0:00 - 0:21 - you should gradually raise the volume on the drums with some automation, starting off at about 20% volume. Maybe add a mild high pass, and you can automate to fade out the high pass when you approach 0:21.

0:09 - 0:21 - you should decrease the resonance on the phasered panning synth just a tad.

0:22 - 0:34 - you should EQ the bass so that its higher frequencies are not so dominant. That may help with your later leads. Do so in general as well, and that may help compression. You can use other synths for harmonies.

0:54 - 1:10 - the flangered formant bass (?) playing the melody could be a bit softer to make room for another layer of backup synth, maybe an arp or something.

1:10 - there could be a leadin sound that sweeps the spectrum, maybe no drums there for about 1 second. What I had in mind would have a phaser effect on it and kind of a cutoff increase automation effect at an "e^x" curve.

1:23 - 1:31 is kind of lacking in mid frequencies. Try adding some saw wave harmonies or something.

At about 1:40, a leadin sound comes in and increases in pitch. Maybe layer on some white noise increasing in cutoff frequency?

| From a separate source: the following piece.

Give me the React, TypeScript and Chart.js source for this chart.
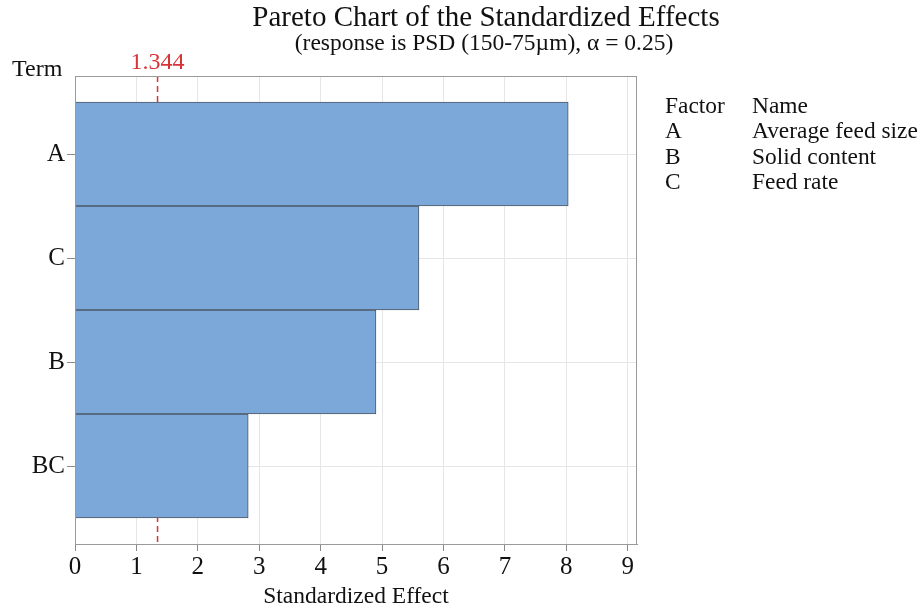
import React, { useEffect, useRef } from "react";
import { Chart, registerables } from "chart.js";

Chart.register(...registerables);

const terms = ["A", "C", "B", "BC"];
const effects = [8.03, 5.6, 4.9, 2.82];
const xTicks = [0, 1, 2, 3, 4, 5, 6, 7, 8, 9];
const refValue = 1.344;
const factorCodes = ["A", "B", "C"];
const factorNames = ["Average feed size", "Solid content", "Feed rate"];
const titleText = "Pareto Chart of the Standardized Effects";
const subtitleText = "(response is PSD (150-75\u00b5m), \u03b1 = 0.25)";

const FONT = '"Liberation Serif", "Times New Roman", serif';

export default function App() {
  const ref = useRef<HTMLCanvasElement | null>(null);
  useEffect(() => {
    const canvas = ref.current!;
    const overlay = {
      id: "overlay",
      beforeDatasetsDraw(chart: any) {
        const { ctx, chartArea } = chart;
        const xs = chart.scales.x;
        const px = xs.getPixelForValue(refValue);
        ctx.save();
        ctx.strokeStyle = "#d9333a";
        ctx.lineWidth = 1.5;
        ctx.setLineDash([6, 4]);
        ctx.beginPath();
        ctx.moveTo(px, chartArea.top);
        ctx.lineTo(px, chartArea.bottom);
        ctx.stroke();
        ctx.restore();
      },
      afterDraw(chart: any) {
        const { ctx, chartArea } = chart;
        const xs = chart.scales.x;
        ctx.save();
        ctx.strokeStyle = "#9a9a9a";
        ctx.lineWidth = 1;
        ctx.strokeRect(chartArea.left + 0.5, chartArea.top + 0.5, chartArea.right - chartArea.left - 1, chartArea.bottom - chartArea.top);
        ctx.fillStyle = "#111";
        ctx.textBaseline = "middle";
        ctx.textAlign = "center";
        ctx.font = `29px ${FONT}`;
        ctx.fillText(titleText, 486, 18);
        ctx.font = `23.5px ${FONT}`;
        ctx.fillText(subtitleText, 484, 44);
        ctx.textAlign = "left";
        ctx.font = `24px ${FONT}`;
        ctx.fillText("Term", 12, 70);
        ctx.fillStyle = "#d9333a";
        ctx.textAlign = "center";
        ctx.font = `24px ${FONT}`;
        ctx.fillText(String(refValue), xs.getPixelForValue(refValue), 63);
        ctx.fillStyle = "#111";
        ctx.textAlign = "left";
        ctx.font = `23.4px ${FONT}`;
        ctx.fillText("Factor", 665, 107);
        ctx.fillText("Name", 752, 107);
        factorCodes.forEach((c, i) => {
          ctx.fillText(c, 665, 132 + i * 25.5);
          ctx.fillText(factorNames[i], 752, 132 + i * 25.5);
        });
        ctx.restore();
      },
    };
    const chart = new Chart(canvas, {
      type: "bar",
      data: {
        datasets: [
          {
            data: effects.map((v, i) => ({ x: v, y: i })),
            backgroundColor: "#7ba7d9",
            borderColor: "#4e5866",
            borderWidth: 1,
            barPercentage: 1,
            categoryPercentage: 1,
          },
        ],
      },
      options: {
        indexAxis: "y",
        animation: false,
        responsive: false,
        maintainAspectRatio: false,
        layout: { padding: { top: 76, right: 285, left: 0, bottom: 0 } },
        plugins: { legend: { display: false }, tooltip: { enabled: false }, title: { display: false } },
        scales: {
          x: {
            type: "linear",
            min: 0,
            max: 9.15,
            afterBuildTicks: (s: any) => {
              s.ticks = xTicks.map((v) => ({ value: v }));
            },
            afterFit: (s: any) => {
              s.height = 62;
            },
            grid: { color: "#e6e6e6", tickColor: "#8a8a8a", tickLength: 7, drawTicks: true },
            border: { color: "#9a9a9a" },
            ticks: { color: "#111", font: { family: FONT, size: 25 }, padding: 1, maxRotation: 0 },
            title: {
              display: true,
              text: "Standardized Effect",
              color: "#111",
              font: { family: FONT, size: 23.5 },
              padding: { top: 0, bottom: -5 },
            },
          },
          y: {
            type: "linear",
            reverse: true,
            offset: false,
            min: -0.75,
            max: 3.75,
            afterBuildTicks: (s: any) => {
              s.ticks = terms.map((_, i) => ({ value: i }));
            },
            afterFit: (s: any) => {
              s.width = 75;
            },
            grid: { color: "#e6e6e6", tickColor: "#8a8a8a", tickLength: 8, drawTicks: true, offset: false },
            border: { color: "#9a9a9a" },
            ticks: {
              color: "#111",
              font: { family: FONT, size: 25 },
              padding: 2,
              callback: (v: any) => terms[v] ?? "",
            },
          },
        },
      },
      plugins: [overlay],
    } as any);
    return () => chart.destroy();
  }, []);
  return (
    <div style={{ position: "fixed", left: 0, top: 0, width: 922, height: 606, background: "#fff" }}>
      <canvas ref={ref} width={922} height={606} style={{ width: 922, height: 606 }} />
    </div>
  );
}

It seems like you were building up to 2:04, but there was no dynamic variation. Try adding some slow crescendo from 1:40 to 2:04.

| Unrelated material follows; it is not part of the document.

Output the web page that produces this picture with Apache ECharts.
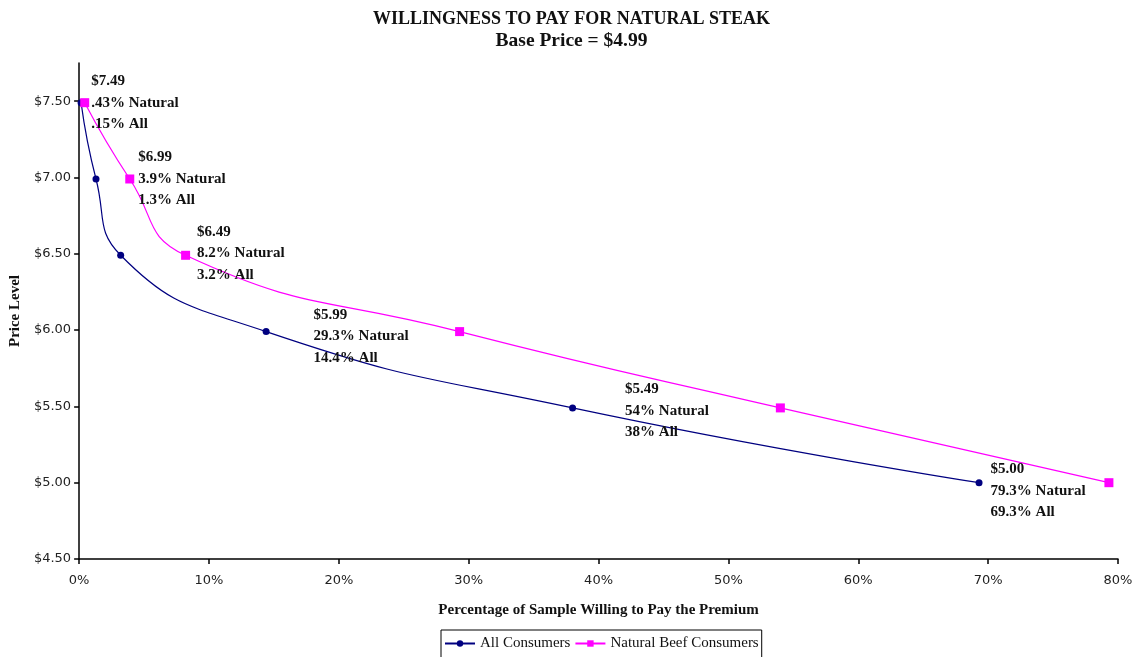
<!DOCTYPE html>
<html>
<head>
<meta charset="utf-8">
<script src="https://cdn.jsdelivr.net/npm/echarts@6/dist/echarts.min.js"></script>
<style>
  html, body { margin: 0; padding: 0; background: #fff; }
  #chart { width: 1143px; height: 657px; }
</style>
</head>
<body>
<div id="chart"></div>
<script>
// Price levels tested and share of each sample willing to pay them
const priceLevels = [7.49, 6.99, 6.49, 5.99, 5.49, 5.00];
const priceText = ['$7.49', '$6.99', '$6.49', '$5.99', '$5.49', '$5.00'];
const naturalPct = [0.43, 3.9, 8.2, 29.3, 54, 79.3];
const naturalText = ['.43%', '3.9%', '8.2%', '29.3%', '54%', '79.3%'];
const allPct = [0.15, 1.3, 3.2, 14.4, 38, 69.3];
const allText = ['.15%', '1.3%', '3.2%', '14.4%', '38%', '69.3%'];
const yTicks = [4.5, 5.0, 5.5, 6.0, 6.5, 7.0, 7.5];

const serif = '"Liberation Serif", "Times New Roman", serif';
const sans = '"DejaVu Sans", Tahoma, sans-serif';

// Annotation for each price level: which series carries it and where it sits
const labelHost = ['natural', 'natural', 'natural', 'all', 'all', 'all'];
const labelOffset = [[-4, 0], [-2, 0], [1, -2], [38, 5], [43, 3], [2, 8]];

function labelFor(i) {
  return {
    show: true,
    position: 'right',
    distance: 6,
    offset: labelOffset[i],
    formatter: priceText[i] + '\n' + naturalText[i] + ' Natural\n' + allText[i] + ' All',
    fontFamily: serif,
    fontWeight: 'bold',
    fontSize: 15,
    lineHeight: 21.5,
    color: '#111',
    align: 'left'
  };
}

function buildData(xs, key) {
  return xs.map((x, i) => {
    const item = { value: [x, priceLevels[i]] };
    if (labelHost[i] === key) item.label = labelFor(i);
    return item;
  });
}

const chart = echarts.init(document.getElementById('chart'), null, { renderer: 'canvas' });

chart.setOption({
  backgroundColor: '#fff',
  animation: false,
  title: {
    text: 'WILLINGNESS TO PAY FOR NATURAL STEAK',
    subtext: 'Base Price = $4.99',
    left: 'center',
    top: 5,
    itemGap: 3,
    textStyle: { fontFamily: serif, fontWeight: 'bold', fontSize: 18, color: '#111' },
    subtextStyle: { fontFamily: serif, fontWeight: 'bold', fontSize: 19.5, color: '#111' }
  },
  grid: { left: 78, right: 25, top: 63, bottom: 98, containLabel: false },
  xAxis: {
    type: 'value',
    min: 0,
    max: 80,
    interval: 10,
    name: 'Percentage of Sample Willing to Pay the Premium',
    nameLocation: 'middle',
    nameGap: 44,
    nameTextStyle: { fontFamily: serif, fontWeight: 'bold', fontSize: 15, color: '#111' },
    splitLine: { show: false },
    axisLine: { lineStyle: { color: '#000', width: 1.5 } },
    axisTick: { show: true, inside: false, length: 5, lineStyle: { color: '#000', width: 1.5 } },
    axisLabel: {
      margin: 15,
      fontFamily: sans,
      fontSize: 13,
      color: '#222',
      formatter: v => v + '%'
    }
  },
  yAxis: {
    type: 'value',
    min: 4.5,
    max: 7.75,
    interval: 0.5,
    name: 'Price Level',
    nameLocation: 'middle',
    nameGap: 53,
    nameRotate: 90,
    nameTextStyle: { fontFamily: serif, fontWeight: 'bold', fontSize: 15, color: '#111' },
    splitLine: { show: false },
    axisLine: { show: true, lineStyle: { color: '#000', width: 1.5 } },
    axisTick: { show: true, inside: false, length: 5, customValues: yTicks, lineStyle: { color: '#000', width: 1.5 } },
    axisLabel: {
      margin: 8,
      fontFamily: sans,
      fontSize: 13,
      color: '#222',
      customValues: yTicks,
      formatter: v => '$' + v.toFixed(2)
    }
  },
  legend: {
    bottom: -2,
    left: 441,
    itemWidth: 30,
    itemHeight: 8,
    itemGap: 4,
    padding: [6, 3, 8, 3],
    borderColor: '#000',
    borderWidth: 1,
    textStyle: { fontFamily: serif, fontSize: 15, color: '#111' },
    data: ['All Consumers', 'Natural Beef Consumers']
  },
  series: [
    {
      name: 'All Consumers',
      type: 'line',
      smooth: 0.5,
      symbol: 'circle',
      symbolSize: 7,
      color: '#000080',
      lineStyle: { color: '#000080', width: 1.2 },
      itemStyle: { color: '#000080' },
      data: buildData(allPct, 'all')
    },
    {
      name: 'Natural Beef Consumers',
      type: 'line',
      smooth: 0.5,
      symbol: 'rect',
      symbolSize: 9,
      color: '#ff00ff',
      lineStyle: { color: '#ff00ff', width: 1.2 },
      itemStyle: { color: '#ff00ff' },
      data: buildData(naturalPct, 'natural')
    }
  ]
});
</script>
</body>
</html>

2:18 - 2:24 - try adding a dynamic arp in there to keep things energetic even without drums.

2:23 - 2:24 - try subdividing your leadin snares even more to add some more energy there.

In general, the rides and hi hats should have a mild low pass at about 18-20 kHz. Those have too much tail and they're clogging up the soundscape. Also, put the limiter to about -0.8 dB; that should be a good standard to keep it at.

Good luck!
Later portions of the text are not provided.